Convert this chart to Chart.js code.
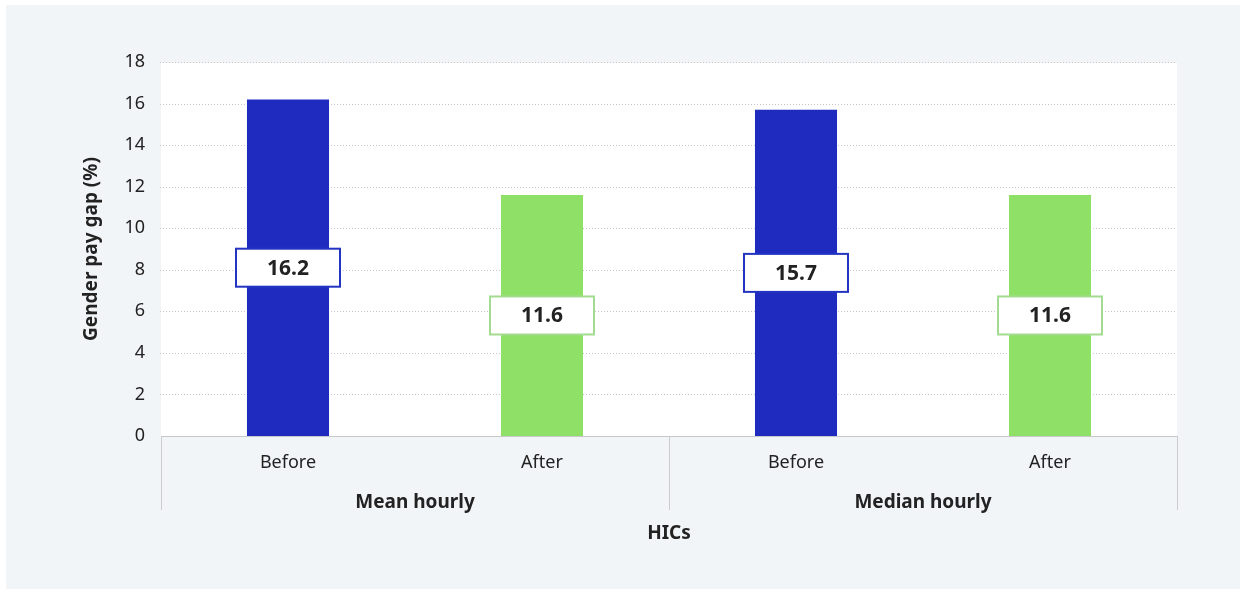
<!DOCTYPE html>
<html>
<head>
<meta charset="utf-8">
<script src="https://cdn.jsdelivr.net/npm/chart.js@4.4.1/dist/chart.umd.min.js"></script>
<style>
  html, body { margin: 0; padding: 0; background: #ffffff; }
  #wrap { position: absolute; left: 6px; top: 5px; width: 1234px; height: 584px; background: #f2f5f8; }
  canvas { display: block; }
</style>
</head>
<body>
<div id="wrap"><canvas id="c" width="1234" height="584"></canvas></div>
<script>
const categories = ['Before', 'After', 'Before', 'After'];
const groups = ['Mean hourly', 'Median hourly'];
const groupSize = 2;
const values = [16.2, 11.6, 15.7, 11.6];
const barColors = ['#1f2bbf', '#8fe066', '#1f2bbf', '#8fe066'];
const labelBorders = ['#2334c2', '#a3db90', '#2334c2', '#a3db90'];
const yTicks = [0, 2, 4, 6, 8, 10, 12, 14, 16, 18];
const xTitle = 'HICs';
const yTitle = 'Gender pay gap (%)';

const FONT = '"Noto Sans", "Open Sans", sans-serif';
const TEXT = '#222222';

const decor = {
  id: 'decor',
  beforeDraw(chart) {
    const { ctx, chartArea: a } = chart;
    ctx.save();
    ctx.fillStyle = '#ffffff';
    ctx.fillRect(a.left, a.top + 1, a.right - a.left, a.bottom - a.top - 1);
    ctx.restore();
  },
  beforeDatasetsDraw(chart) {
    const { ctx, chartArea: a, scales } = chart;
    const ys = scales.y;
    ctx.save();
    ctx.strokeStyle = '#c6c6c6';
    ctx.lineWidth = 1;
    ctx.setLineDash([1, 2]);
    yTicks.forEach(v => {
      if (v === 0) return;
      const y = Math.round(ys.getPixelForValue(v)) + 0.5;
      ctx.beginPath();
      ctx.moveTo(a.left - 1, y);
      ctx.lineTo(a.right, y);
      ctx.stroke();
    });
    ctx.restore();
  },
  afterDraw(chart) {
    const { ctx, chartArea: a, scales } = chart;
    ctx.save();
    // group separators
    ctx.strokeStyle = '#cccccc';
    ctx.lineWidth = 1;
    const nG = groups.length;
    const step = (a.right - a.left) / categories.length;
    for (let g = 0; g <= nG; g++) {
      const x = Math.round(a.left + g * groupSize * step) + 0.5;
      ctx.beginPath();
      ctx.moveTo(x, a.bottom);
      ctx.lineTo(x, a.bottom + 74);
      ctx.stroke();
    }
    // group labels
    ctx.fillStyle = TEXT;
    ctx.font = 'bold 19px ' + FONT;
    ctx.textAlign = 'center';
    ctx.textBaseline = 'middle';
    groups.forEach((g, i) => {
      const x0 = a.left + i * groupSize * step;
      const x1 = x0 + groupSize * step;
      ctx.fillText(g, (x0 + x1) / 2, a.bottom + 67);
    });
    // x axis title
    ctx.fillText(xTitle, (a.left + a.right) / 2, a.bottom + 98);
    // y axis title
    ctx.save();
    ctx.translate(86, (a.top + a.bottom) / 2);
    ctx.rotate(-Math.PI / 2);
    ctx.fillText(yTitle, 0, 0);
    ctx.restore();
    // value labels
    const meta = chart.getDatasetMeta(0);
    const ys = scales.y;
    ctx.font = 'bold 21px ' + FONT;
    meta.data.forEach((bar, i) => {
      const v = values[i];
      const cx = bar.x;
      const cy = ys.getPixelForValue(v / 2);
      const w = 104, h = 38;
      ctx.fillStyle = '#ffffff';
      ctx.fillRect(cx - w / 2, cy - h / 2, w, h);
      ctx.strokeStyle = labelBorders[i];
      ctx.lineWidth = 2;
      ctx.strokeRect(cx - w / 2, cy - h / 2, w, h);
      ctx.fillStyle = TEXT;
      ctx.fillText(v.toFixed(1), cx, cy + 1);
    });
    ctx.restore();
  }
};

new Chart(document.getElementById('c'), {
  type: 'bar',
  data: {
    labels: categories,
    datasets: [{
      data: values,
      backgroundColor: barColors,
      borderWidth: 0,
      barPercentage: 0.323,
      categoryPercentage: 1.0
    }]
  },
  options: {
    responsive: false,
    animation: false,
    events: [],
    layout: { padding: { top: 57, right: 63, left: 0, bottom: 0 } },
    plugins: { legend: { display: false }, tooltip: { enabled: false } },
    scales: {
      x: {
        grid: { display: false, drawTicks: false },
        border: { display: true, color: '#c8c8c8', width: 1 },
        ticks: { color: TEXT, font: { family: FONT, size: 18 }, padding: 16, maxRotation: 0 },
        afterFit(s) { s.height = 153; }
      },
      y: {
        min: 0, max: 18,
        afterBuildTicks(s) { s.ticks = yTicks.map(v => ({ value: v })); },
        grid: { display: false, drawTicks: false },
        border: { display: false },
        ticks: { color: TEXT, font: { family: FONT, size: 18 }, padding: 16 },
        title: { display: false },
        afterFit(s) { s.width = 155; }
      }
    }
  },
  plugins: [decor]
});
</script>
</body>
</html>
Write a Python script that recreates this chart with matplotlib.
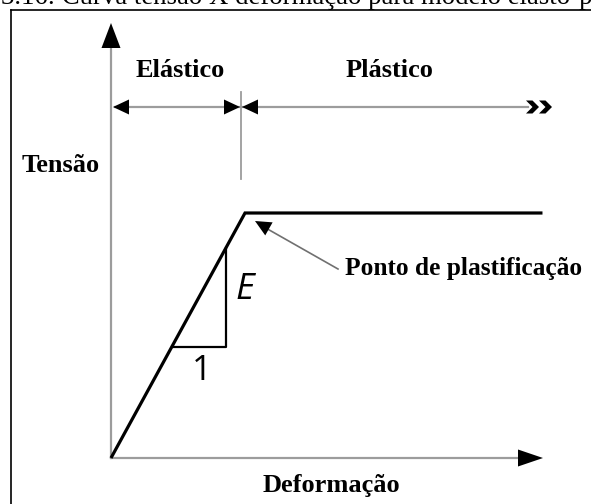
import numpy as np
import matplotlib
matplotlib.use("Agg")
import matplotlib.pyplot as plt
from matplotlib.patches import Polygon

# Elasto-perfectly-plastic model (strain / stress, yield point normalised to 1)
deformacao = [0.0, 1.0, 3.22]
tensao = [0.0, 1.0, 1.0]
# strain values where the slope triangle touches the elastic branch
triangulo_x = [0.455, 0.858]

caption = "3.16: Curva tensão X deformação para modelo elasto-plástico"
label_x = "Deformação"
label_y = "Tensão"
label_elastico = "Elástico"
label_plastico = "Plástico"
label_ponto = "Ponto de plastificação"

W, H = 591, 504
ORIGIN = (111, 458)        # pixel position of the axes origin
UNIT = (134, 245)          # pixels per unit of strain / stress

GRAY = "#9c9c9c"
SERIF = "Liberation Serif"

fig = plt.figure(figsize=(W / 100, H / 100), dpi=100)

# data axes: the stress-strain curve
ax = fig.add_axes([0, 0, 1, 1])
ax.set_xlim(-ORIGIN[0] / UNIT[0], (W - ORIGIN[0]) / UNIT[0])
ax.set_ylim(-(H - ORIGIN[1]) / UNIT[1], ORIGIN[1] / UNIT[1])
ax.axis("off")

# decoration axes in pixel coordinates (y down)
deco = fig.add_axes([0, 0, 1, 1], zorder=-1)
deco.set_xlim(0, W)
deco.set_ylim(H, 0)
deco.axis("off")


def head(tip, direction, length, half):
    d = np.array(direction, dtype=float)
    d /= np.hypot(*d)
    n = np.array([-d[1], d[0]])
    t = np.array(tip, dtype=float)
    base = t - d * length
    pts = [t, base + n * half, base - n * half]
    deco.add_patch(Polygon(pts, closed=True, color="black", lw=0, zorder=5))


def chevron(x0, y, w=13, h=13, t=6.5):
    pts = [(x0, y - h / 2), (x0 + t, y - h / 2), (x0 + w, y),
           (x0 + t, y + h / 2), (x0, y + h / 2), (x0 + w - t, y)]
    deco.add_patch(Polygon(pts, closed=True, color="black", lw=0, zorder=5))


# frame (only left and top borders are visible in the crop)
deco.plot([11, 11], [H, 10], color="black", lw=1.2)
deco.plot([11, W], [10, 10], color="black", lw=1.2)

# caption, clipped at the top of the image like in the source page
deco.text(1, 4.5, caption, family=SERIF, fontsize=19.3, ha="left", va="baseline")

# axes arrows
deco.plot([ORIGIN[0], ORIGIN[0]], [ORIGIN[1], 40], color=GRAY, lw=1.6)
head((ORIGIN[0], 23), (0, -1), 25, 9.5)
deco.plot([ORIGIN[0], 525], [ORIGIN[1], ORIGIN[1]], color=GRAY, lw=1.6)
head((543, ORIGIN[1]), (1, 0), 25, 8.5)

# elastic / plastic dimension lines
dim_y = 107
deco.plot([115, 528], [dim_y, dim_y], color=GRAY, lw=1.6)
head((113, dim_y), (-1, 0), 16, 7.5)
head((240, dim_y), (1, 0), 16, 7.5)
head((242, dim_y), (-1, 0), 16, 7.5)
chevron(526, dim_y)
chevron(539, dim_y)
deco.plot([241, 241], [92, 179], color=GRAY, lw=1.3)

# yield point annotation
deco.plot([338, 264], [269, 227], color="#707070", lw=1.2)
head((255, 221), (-76, -43), 16, 7.5)

# curve
ax.plot(deformacao, tensao, color="black", lw=2.3, solid_joinstyle="miter",
        solid_capstyle="butt", zorder=4)

# slope triangle
y_low, y_high = np.interp(triangulo_x, deformacao, tensao)
ax.plot([triangulo_x[0], triangulo_x[1], triangulo_x[1]],
        [y_low, y_low, y_high], color="black", lw=1.6, zorder=3)
ax.text(triangulo_x[1] + 0.14, (y_low + y_high) / 2 + 0.03, "E",
        family="Open Sans", style="italic", fontsize=26, ha="center", va="center")
ax.text((triangulo_x[0] + triangulo_x[1]) / 2 + 0.02, y_low - 0.1, "1",
        family="Open Sans", fontsize=25, ha="center", va="center")

# labels
bold = dict(family=SERIF, fontweight="bold", fontsize=19, va="baseline")
deco.text(180, 77, label_elastico, ha="center", **bold)
deco.text(390, 77, label_plastico, ha="center", **bold)
deco.text(22, 172, label_y, ha="left", **bold)
deco.text(345, 275, label_ponto, ha="left", **dict(bold, fontsize=18.3))
deco.text(331, 492, label_x, ha="center", **bold)

fig.savefig("out.png", dpi=100, facecolor="white")
plt.close(fig)
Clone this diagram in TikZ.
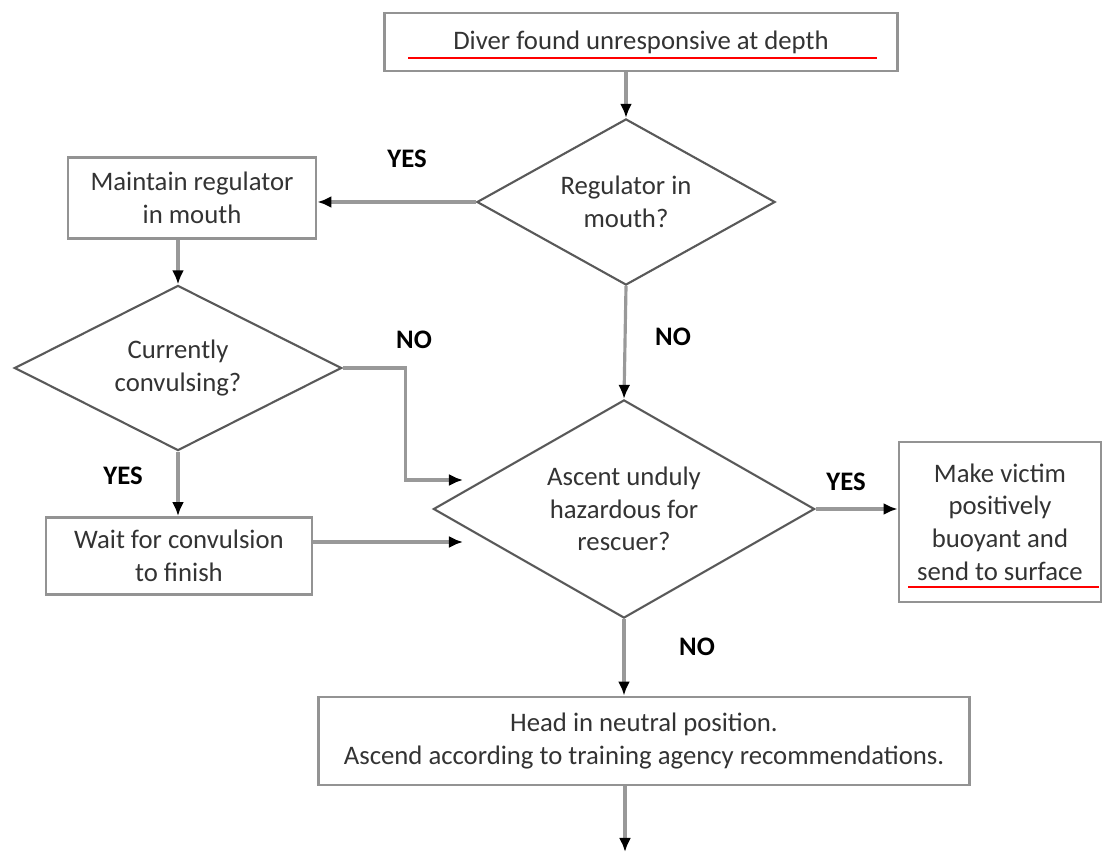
- - -
#### Problem statement:
All lines above starting at the one with "Write a Python" and ending at the one with "triangulo_x = [0.455, 0.858]", inclusive, are to be printed again exactly, with the pictures left out.

#### Task response:
Write a Python script that recreates this chart with matplotlib.
import numpy as np
import matplotlib
matplotlib.use("Agg")
import matplotlib.pyplot as plt
from matplotlib.patches import Polygon

# Elasto-perfectly-plastic model (strain / stress, yield point normalised to 1)
deformacao = [0.0, 1.0, 3.22]
tensao = [0.0, 1.0, 1.0]
# strain values where the slope triangle touches the elastic branch
triangulo_x = [0.455, 0.858]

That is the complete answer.